The petitioners challenged the Louisiana statute that provided for separate but equal railway carriages for the white and colored races.
Every exercise of the police power must be reasonable, and extend only to such laws as are enacted in good faith for the promotion of the public good, and not for annoyance or oppression of a particular class.
An 1890 Louisiana statute required railroad companies to provide separate but equal accommodations for whites and colored races. Plessy, a United States citizen who resided in Louisiana, had seven-eighths Caucasian and one-fifth African blood. In 1892, he bought a first-class ticket on the East Louisiana Railway and took a vacant seat in a couch designated for white passengers.
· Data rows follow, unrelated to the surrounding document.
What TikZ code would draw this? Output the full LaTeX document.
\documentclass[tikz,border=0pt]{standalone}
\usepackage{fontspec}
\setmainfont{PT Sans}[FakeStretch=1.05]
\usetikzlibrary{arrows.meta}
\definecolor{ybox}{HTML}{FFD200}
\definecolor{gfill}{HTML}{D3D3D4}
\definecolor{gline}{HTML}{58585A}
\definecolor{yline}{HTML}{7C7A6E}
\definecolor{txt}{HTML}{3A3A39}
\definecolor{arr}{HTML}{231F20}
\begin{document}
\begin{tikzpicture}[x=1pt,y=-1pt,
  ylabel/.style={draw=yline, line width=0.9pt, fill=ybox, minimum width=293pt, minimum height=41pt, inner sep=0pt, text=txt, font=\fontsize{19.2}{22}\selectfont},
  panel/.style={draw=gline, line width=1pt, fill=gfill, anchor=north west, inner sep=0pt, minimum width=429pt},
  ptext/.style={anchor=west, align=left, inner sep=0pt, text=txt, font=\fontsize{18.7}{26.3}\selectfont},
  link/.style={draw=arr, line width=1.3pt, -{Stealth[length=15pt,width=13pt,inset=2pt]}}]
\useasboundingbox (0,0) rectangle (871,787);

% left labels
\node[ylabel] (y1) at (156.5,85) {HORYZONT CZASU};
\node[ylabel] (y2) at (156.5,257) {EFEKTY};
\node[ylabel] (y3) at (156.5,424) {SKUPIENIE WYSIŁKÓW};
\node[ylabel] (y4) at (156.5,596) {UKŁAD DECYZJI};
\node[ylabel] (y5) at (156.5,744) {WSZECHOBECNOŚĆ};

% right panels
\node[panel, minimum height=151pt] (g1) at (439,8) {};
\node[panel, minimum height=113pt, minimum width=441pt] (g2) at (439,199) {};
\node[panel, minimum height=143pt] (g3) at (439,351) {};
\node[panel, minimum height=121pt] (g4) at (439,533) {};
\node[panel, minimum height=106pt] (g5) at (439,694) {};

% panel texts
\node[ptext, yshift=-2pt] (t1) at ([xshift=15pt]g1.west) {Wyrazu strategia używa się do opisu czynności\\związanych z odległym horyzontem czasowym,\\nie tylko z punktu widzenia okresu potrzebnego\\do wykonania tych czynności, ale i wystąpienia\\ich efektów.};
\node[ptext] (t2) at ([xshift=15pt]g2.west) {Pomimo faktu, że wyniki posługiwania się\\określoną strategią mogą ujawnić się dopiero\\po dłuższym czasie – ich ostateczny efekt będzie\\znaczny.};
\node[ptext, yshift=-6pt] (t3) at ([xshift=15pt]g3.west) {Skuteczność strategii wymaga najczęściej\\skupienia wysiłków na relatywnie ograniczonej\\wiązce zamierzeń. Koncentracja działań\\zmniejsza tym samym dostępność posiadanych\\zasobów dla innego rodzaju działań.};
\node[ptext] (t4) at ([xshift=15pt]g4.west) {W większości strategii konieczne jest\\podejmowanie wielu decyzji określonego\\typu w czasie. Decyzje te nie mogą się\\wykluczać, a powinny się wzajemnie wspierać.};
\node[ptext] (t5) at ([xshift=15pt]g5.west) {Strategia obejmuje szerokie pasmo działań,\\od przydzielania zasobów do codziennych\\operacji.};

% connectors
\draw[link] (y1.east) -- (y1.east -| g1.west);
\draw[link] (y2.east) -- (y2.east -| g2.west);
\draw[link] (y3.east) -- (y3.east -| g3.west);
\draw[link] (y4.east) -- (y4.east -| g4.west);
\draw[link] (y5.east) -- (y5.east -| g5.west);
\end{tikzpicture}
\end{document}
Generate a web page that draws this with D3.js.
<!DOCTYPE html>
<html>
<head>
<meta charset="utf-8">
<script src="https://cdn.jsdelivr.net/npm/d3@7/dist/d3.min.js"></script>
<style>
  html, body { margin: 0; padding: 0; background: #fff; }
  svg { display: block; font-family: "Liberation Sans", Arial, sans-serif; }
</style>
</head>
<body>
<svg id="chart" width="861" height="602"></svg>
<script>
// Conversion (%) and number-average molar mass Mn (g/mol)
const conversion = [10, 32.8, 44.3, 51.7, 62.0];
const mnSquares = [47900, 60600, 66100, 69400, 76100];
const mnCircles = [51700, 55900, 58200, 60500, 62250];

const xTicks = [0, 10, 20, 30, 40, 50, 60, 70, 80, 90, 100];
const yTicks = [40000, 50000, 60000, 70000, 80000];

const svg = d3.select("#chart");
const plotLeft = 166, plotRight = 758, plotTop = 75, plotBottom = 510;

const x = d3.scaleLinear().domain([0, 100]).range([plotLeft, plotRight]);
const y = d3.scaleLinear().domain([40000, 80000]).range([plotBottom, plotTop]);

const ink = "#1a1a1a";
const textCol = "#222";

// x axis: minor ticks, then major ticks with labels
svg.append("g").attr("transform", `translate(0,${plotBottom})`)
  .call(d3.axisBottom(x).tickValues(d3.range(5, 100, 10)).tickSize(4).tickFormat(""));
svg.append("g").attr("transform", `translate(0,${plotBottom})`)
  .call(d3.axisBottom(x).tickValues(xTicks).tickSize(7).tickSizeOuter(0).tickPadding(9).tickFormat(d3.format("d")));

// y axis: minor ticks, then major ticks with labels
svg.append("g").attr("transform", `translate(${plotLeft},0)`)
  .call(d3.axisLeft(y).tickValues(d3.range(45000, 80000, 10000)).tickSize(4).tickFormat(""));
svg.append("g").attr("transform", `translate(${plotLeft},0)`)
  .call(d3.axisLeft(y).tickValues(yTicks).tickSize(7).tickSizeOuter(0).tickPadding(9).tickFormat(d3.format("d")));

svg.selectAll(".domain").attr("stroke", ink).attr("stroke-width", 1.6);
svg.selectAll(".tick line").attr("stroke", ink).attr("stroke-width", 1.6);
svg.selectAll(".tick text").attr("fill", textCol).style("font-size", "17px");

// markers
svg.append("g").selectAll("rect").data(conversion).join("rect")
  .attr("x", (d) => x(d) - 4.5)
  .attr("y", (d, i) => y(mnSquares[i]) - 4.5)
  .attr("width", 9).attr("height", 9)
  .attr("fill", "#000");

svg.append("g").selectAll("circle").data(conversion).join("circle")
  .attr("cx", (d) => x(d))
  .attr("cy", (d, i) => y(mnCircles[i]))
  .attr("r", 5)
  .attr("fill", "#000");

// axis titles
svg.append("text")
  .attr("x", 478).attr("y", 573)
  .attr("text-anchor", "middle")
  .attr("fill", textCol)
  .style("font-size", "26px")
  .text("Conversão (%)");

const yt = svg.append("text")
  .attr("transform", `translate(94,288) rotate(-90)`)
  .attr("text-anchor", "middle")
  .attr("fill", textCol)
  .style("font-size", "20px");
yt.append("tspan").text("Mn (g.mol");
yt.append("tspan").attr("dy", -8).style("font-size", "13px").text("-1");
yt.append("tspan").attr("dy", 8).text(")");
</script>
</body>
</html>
Plessy was required by the conductor to move to a couch for non-white passengers. When he refused to move, Plessy was ejected from the coach, imprisoned, and charged with violating state law.
Does the Louisiana statute that provides for separate but equal railway carriages for the white and colored races violate the Constitution?
No. While the Fourteenth Amendment was adopted to enforce the absolute equality of races before the law, it could not have been intended to abolish distinctions based on color or to enforce social, as distinguished from political, equality, or a commingling of two races upon terms unsatisfactory to either. Therefore, the statute does not violate the Fourteenth Amendment.
Justice Harlan
The Louisiana statute had its origin in the purpose, not so much as to exclude white persons from railroad cars occupied by blacks, as to exclude colored persons from coaches occupied by white persons. Louisiana tried to accomplish, under the guise of giving equal accommodation for whites and blacks, to compel the latter to keep themselves while traveling in a train. If a white man and a black man choose to occupy the same public conveyance on a public highway, it is their right to do so and no government can prevent it without infringing the personal liberty of each.
The law which authorizes or even requires the separation of the two races in public conveyance is unreasonable, or more obnoxious to the fourteenth amendment than the acts of congress requiring separate schools for colored children in the District of Columbia, the constitutionality of which does not seem to have been questioned. If the two races are to meet upon terms of social equality, as the petitioner argues, it must be the result of natural affinities, a mutual appreciation of each other’s merits, and a voluntary consent of individuals. Legislation is powerless to eradicate racial instincts, or to abolish distinctions based upon physical differences, and the attempt to do so can only result in accentuating the difficulties of the present situation. If the civil and political rights of both races be equal, one cannot be inferior to the other civilly or politically. If one race be inferior to the other socially, the constitution of the United States cannot put them upon the same public.